ABSTRACT

Commercial Food Processing converts raw agricultural or animal materials into edible intermediate or consumer food products through application of technology and labor. Farm and marine raw materials are converted to more refined, concentrated, convenient, nutritious, and more palatable food products. Large amounts of food products are processed world-wide to feed the expanding population and satisfy the consumer nutrition requirement and organoleptic preferences. Economics plays an important role in supplying sufficient quantities of food products at affordable prices, while providing considerable profit to the food producers, processors, and distributors. Food Plant Economics is a special subject of the field of Process Economics, which deals with the economic analysis of various Process Industries (Holland and Wilkinson, 1997). Economics plays an important role in the design and operation of industrial processes and processing plants (Peters et al., 2003; Couper, 2003). The design and optimization of food processes is based on the application of Food Science principles to the established techniques of Chemical Process Design. Simplified computer-aided techniques, such as the Excel spreadsheets, have been applied to the design of several food processes (Maroulis and Saravacos, 2003). Food processes, based on heat and mass transfer, such as heating, refrigeration/freezing, evaporation, dehydration, thermal processing, and mass transfer separations, can be analyzed, designed, and optimized quantitatively, using published engineering data, particularly transport properties of food materials.

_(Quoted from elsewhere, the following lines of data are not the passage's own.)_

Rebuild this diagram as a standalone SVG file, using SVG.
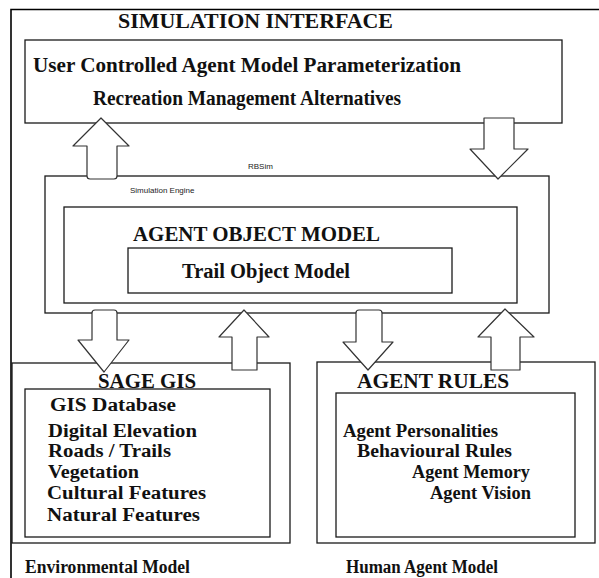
<svg xmlns="http://www.w3.org/2000/svg" width="599" height="578" viewBox="0 0 599 578">
<style>
.box{fill:none;stroke:#1a1a1a;stroke-width:1.3}
.frame{fill:none;stroke:#000;stroke-width:1.6}
.arr{fill:#fff;stroke:#333;stroke-width:1.2;stroke-linejoin:round}
.t{font-family:"Liberation Serif","Times New Roman",serif;font-weight:bold;fill:#111}
.s{font-family:"Liberation Sans",Arial,sans-serif;fill:#222;font-size:8px}
</style>
<rect width="599" height="578" fill="#fff"/>
<g id="frame">
<path class="frame" d="M11,578 V9.5 H599"/>
</g>
<g id="simulation-interface">
<text class="t" x="118" y="28" font-size="20" textLength="275" lengthAdjust="spacingAndGlyphs">SIMULATION INTERFACE</text>
<rect class="box" x="25" y="40" width="537" height="83"/>
<text class="t" x="33" y="72" font-size="20" textLength="428" lengthAdjust="spacingAndGlyphs">User Controlled Agent Model Parameterization</text>
<text class="t" x="93" y="105" font-size="20" textLength="308" lengthAdjust="spacingAndGlyphs">Recreation Management Alternatives</text>
</g>
<g id="rbsim">
<text class="s" x="248" y="169">RBSim</text>
<rect class="box" x="45" y="176" width="504" height="137"/>
<text class="s" x="130" y="193">Simulation Engine</text>
</g>
<g id="agent-object-model">
<rect class="box" x="64" y="207" width="453" height="96"/>
<text class="t" x="133" y="241" font-size="20" textLength="247" lengthAdjust="spacingAndGlyphs">AGENT OBJECT MODEL</text>
</g>
<g id="trail-object-model">
<rect class="box" x="128" y="248" width="324" height="45"/>
<text class="t" x="182" y="278" font-size="20" textLength="168" lengthAdjust="spacingAndGlyphs">Trail Object Model</text>
</g>
<g id="sage-gis">
<rect class="box" x="12" y="363" width="278" height="180"/>
<text class="t" x="98" y="388" font-size="20" textLength="98" lengthAdjust="spacingAndGlyphs">SAGE GIS</text>
</g>
<g id="gis-database">
<rect class="box" x="25" y="389" width="245" height="148"/>
<text class="t" x="50" y="411" font-size="18" textLength="126" lengthAdjust="spacingAndGlyphs">GIS Database</text>
<text class="t" x="48" y="437" font-size="18" textLength="149" lengthAdjust="spacingAndGlyphs">Digital Elevation</text>
<text class="t" x="48" y="457" font-size="18" textLength="123" lengthAdjust="spacingAndGlyphs">Roads / Trails</text>
<text class="t" x="48" y="478" font-size="18" textLength="91" lengthAdjust="spacingAndGlyphs">Vegetation</text>
<text class="t" x="47" y="499" font-size="18" textLength="159" lengthAdjust="spacingAndGlyphs">Cultural Features</text>
<text class="t" x="47" y="521" font-size="18" textLength="153" lengthAdjust="spacingAndGlyphs">Natural Features</text>
</g>
<g id="agent-rules">
<rect class="box" x="317" y="362" width="278" height="181"/>
<text class="t" x="357" y="388" font-size="20" textLength="152" lengthAdjust="spacingAndGlyphs">AGENT RULES</text>
</g>
<g id="agent-rules-list">
<rect class="box" x="336" y="393" width="239" height="144"/>
<text class="t" x="343" y="437" font-size="18" textLength="155" lengthAdjust="spacingAndGlyphs">Agent Personalities</text>
<text class="t" x="357" y="457" font-size="18" textLength="155" lengthAdjust="spacingAndGlyphs">Behavioural Rules</text>
<text class="t" x="412" y="478" font-size="18" textLength="118" lengthAdjust="spacingAndGlyphs">Agent Memory</text>
<text class="t" x="430" y="499" font-size="18" textLength="101" lengthAdjust="spacingAndGlyphs">Agent Vision</text>
</g>
<g id="labels">
<text class="t" x="25" y="573" font-size="18" textLength="165" lengthAdjust="spacingAndGlyphs" font-weight="normal">Environmental Model</text>
<text class="t" x="346" y="573" font-size="18" textLength="152" lengthAdjust="spacingAndGlyphs" font-weight="normal">Human Agent Model</text>
</g>
<g id="connectors">
<path class="arr" d="M101,118 L129,146 H117 V176 Q117,179 114,179 H90 Q87,179 87,176 V146 H73 Z"/>
<path class="arr" d="M498,179 L528,149 H514 V118 H484 V149 H470 Z"/>
<path class="arr" d="M104,372 L129,340 H117 V313 Q117,310 114,310 H95 Q92,310 92,313 V340 H78 Z"/>
<path class="arr" d="M244,310 L269,337 H257 V370 H232 V337 H219 Z"/>
<path class="arr" d="M368,370 L393,342 H382 V313 Q382,310 379,310 H359 Q356,310 356,313 V342 H343 Z"/>
<path class="arr" d="M505,309 L534,337 H520 V370 H491 V337 H478 Z"/>
</g>
</svg>
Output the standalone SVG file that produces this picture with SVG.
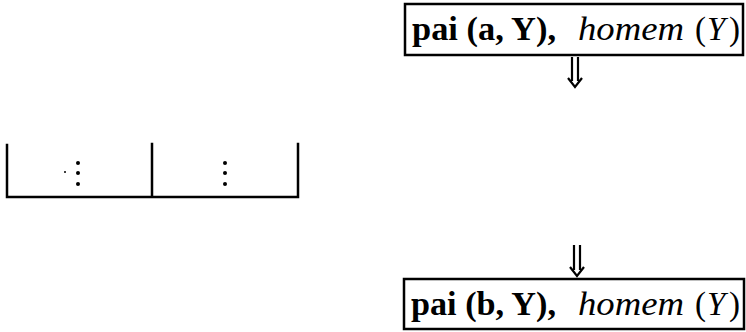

The design of mechanical processes and separations of solid and semisolid food materials, such as mechanical transport and storage, size reduction

and enlargement, mixing and forming, mechanical separation of food parts, mechanical expression, and mechanical cleaning, are designed empirically, based mostly on technical data and specialized processing equipment, provided by equipment manufacturers and suppliers (Saravacos and Kostaropoulos, 2002). Food Plant Design is an optimum integration of Food Process Design, Equipment Design, and Process Engineering Economics. In addition, the requirements of appropriate plant buildings and hygienic (sanitary) operation should be considered (Lopez-Gomez and Barbosa-Canovas, 2005). Food Processing is characterized by some important peculiarities, such as variability and sensitivity of the raw materials, and strict safety requirements of the food products. Hygienic design and operation and food safety precede any other engineering and economic consideration of food processing plants.